Estas dos palabras podrían constituir un pleonasmo o una redundancia. Cuando hablamos de la historia de Europa y de los países que la componen, hablamos de un crisol – la unión, la «fundición» -de lo diverso, lo distinto, en un elemento único, multiétnico, de culturas, identidades y razas. Europa es la semilla fructificada de la libertad y la verdad que, desde el siglo XVIII, declararon los padres de la Ilustración.

A pesar de la historia contradictoria que nos precede y sobre todo, a pesar de la eclosión de los nacionalismos, los populismos, fascismos y demás formas de pensamiento y política racistas, xenófobas y hegemónicas que nos afligen actualmente, Europa siempre ha sabido prevalecer sobre la tiranía y la barbarie, fiel a su carácter de faro clásico de la cultura humana en el mundo.

Es preciso conseguir que ser europeo signifique que integramos y no dividimos, no separamos ni rechazamos, no tememos sino que abrazamos, ayudamos y no condenamos, admitimos y no perseguimos. Si fuimos capaces de superar el nazismo, el fascismo o el estalinismo, debemos comprender que la solución de nuestros problemas como europeos no pasa por volver a aquéllas tiranías a causa del temor al «otro», al diferente, al de distinto color de piel o distintas costumbres o religión; los que demonizan a los de «fuera» son los que prefieren pagar con su libertad que ciertas ideologías de siniestra memoria los «defiendan» de aquello que no saben asumir porque no se toman el esfuerzo de comprender. No debemos olvidar que Europa es un crisol de culturas y somos el resultado de la profunda suma de lo distinto.

Tenemos pendiente la prueba básica: comprobar que podemos vivir juntos, animales racionales exactamente iguales unos a otros con diferencias circunstanciales que no atañen lo básico, lo esencial, enfrentados por convenciones históricas, económicas y geográficas que son sólo trágicos malentendidos debidos a mezquinos intereses, a la codicia y a la violencia y la barbarie. Sólo el asumir la hermandad ontológica humana nos puede salvar del desastre global que nos amenaza: no sólo estamos destruyendo el planeta y sus condiciones de vida, también peligra ese milagro seguramente irrepetible que es la conciencia humana, el ser consciente que piensa y sabe expresar sus sentimientos y emociones. Es el don que compartimos los europeos con los sirios, kurdos, turcos, armenios, americanos o africanos, judíos, cristianos, mahometanos o budistas, negros, blancos o amarillos, cultos e iletrados, pacíficos y violentos, fuertes o débiles, sanos y enfermos, perseguidos, víctimas y verdugos, mártires, héroes o vagabundos, hambrientos, humillados y ofendidos, tiranos y asesinos. Todos tenemos conciencia de nosotros mismos y de los otros, instintos, organicidad y muerte. Somos iguales, ya seas oriundo de El Cairo, Bagdad, el Tibet , Nueva York o Sidney, Madrid o Barcelona.

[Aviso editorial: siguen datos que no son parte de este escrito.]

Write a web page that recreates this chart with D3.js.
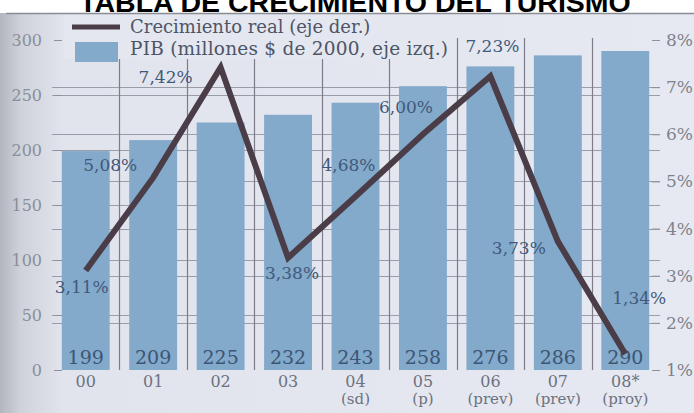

Europa es, ha sido, todo lo dicho y más, pero también es arte, música, teatro, narrativa, ciencia, espíritu y creatividad, historia no siempre vergonzante, puertas abiertas y solidaridad. Negociemos todos cómo vencer a la miseria y el dolor que nos vienen en oleadas de ese «afuera» que no aceptamos. Si aprendemos a gestionar el problema, a integrarlo, a crear caminos nuevos con la savia nueva que nos llega, podemos conseguir repetir y mejorar aquélla condición de «faro» social, político, humano para atraer y orientar a los otros hemisferios, de occidente y oriente, de Africa y Oceanía, hacia esa labor común que hoy más que nunca es necesaria: afrontar los problemas globales con los recursos y la inteligencia global de la especie humana, sin distinciones. ¿Utópico? Tal vez. Pero en algunas ocasiones la historia está estructurada con las mismas materias que integran los sueños.